Так вот, вместе с вами я гневно отвергаю эти жалкие и лукавые попытки уйти от ответственности и списать все на что угодно – на советский строй.
– Я страдал! меня преследовали!
– Это как же это тебя бедненького преследовали?
– Да вот, понимаешь, из романа пришлось выкинуть очень важную главу!
– А зачем же это?
– А чтобы роман спасти, напечатать.
– Так может, это как раз и значит, погубить роман?
– Я что-то тебя не понимаю! Ведь это же – ужасное, страшное преследование! Меня почти уничтожить хотели! Замолчать! Не печатать!
– Понятно, понятно, только не нервничайте. Преследовали, преследовали вас. Почти уничтожили, почти убили! Почти расстреляли, почти посадили, почти премии лишили! Что? Не лишили? Понятно, куда им было деться-то, как они могли не дать Вам премии-то? А в остальном почти убили!
А семья разве же не губит человека?! А знакомые и друзья – они уж точно, самые страшные врага человека! – Нет, мы с гневом отвергаем все эти претензии к кому-либо, кроме себя!
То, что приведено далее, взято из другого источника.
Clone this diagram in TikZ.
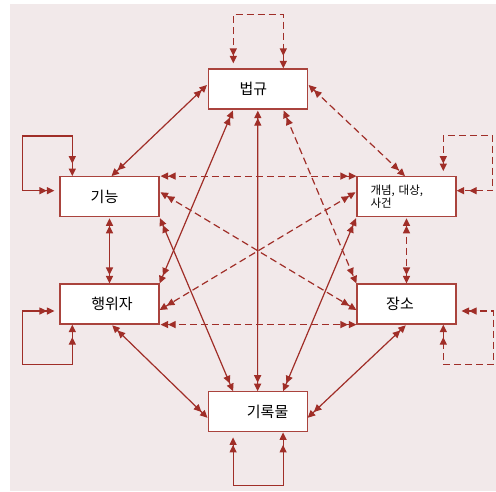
\documentclass[tikz,border=0pt]{standalone}
\usepackage{fontspec}
\newfontfamily\kr{Noto Sans CJK KR}
\usetikzlibrary{arrows.meta}

\definecolor{linered}{RGB}{160,46,40}
\definecolor{bgpink}{RGB}{242,233,234}

\tikzstyle{rect} = [rectangle, minimum width=99pt, minimum height=40pt, text centered, draw=linered!90, line width=1.2pt, fill=white, font=\kr\fontsize{15}{18}\selectfont]
\tikzstyle{arrow} = [linered, line width=1.2pt, {Triangle[length=7.5pt,width=7pt,sep=1pt]Triangle[length=7.5pt,width=7pt]}-{Triangle[length=7.5pt,width=7pt,sep=1pt]Triangle[length=7.5pt,width=7pt]}]
\tikzstyle{darrow} = [arrow, dash pattern=on 7pt off 4pt]
\tikzstyle{selfloop} = [linered, line width=1.2pt, {Triangle[length=7.5pt,width=7pt,sep=5pt]Triangle[length=7.5pt,width=7pt]}-{Triangle[length=7.5pt,width=7pt,sep=5pt]Triangle[length=7.5pt,width=7pt]}]
\tikzstyle{dselfloop} = [selfloop, dash pattern=on 7pt off 4pt]

\begin{document}
\begin{tikzpicture}[x=1pt, y=1pt, node distance=297pt]

\useasboundingbox (0,0) rectangle (496,-491);
\fill[bgpink] (10,-4) rectangle (496,-491);

\node (law) [rect] at (257.8,-89) {법규\hspace*{9pt}};

\node (func) [rect] at (109.5,-196.7) {기능\hspace*{10pt}};

\node (concept) [rect, right of=func, text width=72pt, align=left, font=\kr\fontsize{11.5}{12.7}\selectfont] {개념, 대상,\\사건};

\node (agent) [rect, below of=func, yshift=189.7pt] {\hspace*{5pt}행위자};

\node (place) [rect, below of=concept, yshift=189.7pt] {장소\hspace*{13pt}};

\node (record) [rect] at (257.6,-411.8) {\hspace*{20pt}기록물};

\draw[arrow] ([yshift=4.7pt]law.west) -- ([xshift=2pt]func.north);
\draw[darrow] ([yshift=4.7pt]law.east) -- ([xshift=-1.5pt]concept.north);
\draw[arrow] ([xshift=-24.5pt]law.south) -- (agent.north east);
\draw[arrow] (law.south) -- (record.north);
\draw[darrow] ([xshift=25.5pt]law.south) -- (place.north west);

\draw[darrow] (func.north east) -- (concept.north west);
\draw[darrow] ([yshift=5pt]func.east) -- ([yshift=-6pt]place.west);
\draw[arrow] (func.south east) -- ([xshift=-24.5pt]record.north);
\draw[arrow] (func.south) -- (agent.north);

\draw[darrow] ([yshift=5pt]concept.west) -- ([yshift=-6pt]agent.east);
\draw[arrow] (concept.south west) -- ([xshift=25.5pt]record.north);
\draw[darrow] (concept.south) -- (place.north);

\draw[darrow] (agent.south east) -- (place.south west);
\draw[arrow] ([xshift=2pt]agent.south) -- ([yshift=-6pt]record.west);
\draw[arrow] (place.south) -- ([yshift=-6pt]record.east);

\draw[dselfloop] ([xshift=-24.5pt]law.north) -- ++(0,54) -| ([xshift=25.5pt]law.north);
\draw[selfloop] ([xshift=-24.5pt]record.south) -- ++(0,-53) -| ([xshift=25.5pt]record.south);
\draw[selfloop] ([yshift=6pt]func.west) -| ++(-37.3,54.7) -| ([xshift=-37.2pt]func.north);
\draw[selfloop] ([yshift=-7pt]agent.west) -| ++(-37.3,-53.3) -| ([xshift=-37.2pt]agent.south);
\draw[dselfloop] ([xshift=36.8pt]concept.north) |- ++(49.4,40.7) |- ([yshift=6pt]concept.east);
\draw[dselfloop] ([yshift=-7pt]place.east) -| ++(36.7,-53.3) -| ([xshift=36.8pt]place.south);

\end{tikzpicture}
\end{document}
Но в моем случае все это – правда. В моем случае все же придётся принять все это во внимание. Вы же видите, что я отлично понимаю все эти отговорки и уловки. И будь в моем случае подобное, я бы тоже вместе с вами гневно бы отверг подобное. Но в моем случае, все отлично понимая про других, по внешности вроде бы и сходных, я вижу принципиальное отличие и принимаю как объяснение и оправдание. И вы, вы тоже примете. А куда вам деться-то! Как миленькие примете! Поскольку это все – действительная, полная горечи и истинного человеческого страдания правда, данная мне, может быть единственному в своей действительности и откровенности, чтобы явить остальным, что даже подобное не служит и никогда не может послужить оправданию. Ну, в данном случае, конечно, не вашему, а высшему, небесному и метафизическому оправданию. Однако же, представьте себе недокормленное, даже объеденное, обглоданное, обкусанное годами войны, расстрелами несчастных родственников, ссылками, болезнями, смертями, довоенным, военным и послевоенным голодом, дитя лежит в двух, ну, трех, четырех, ну, пяти шагах от смерти. Я даже бы сказал: Смерти!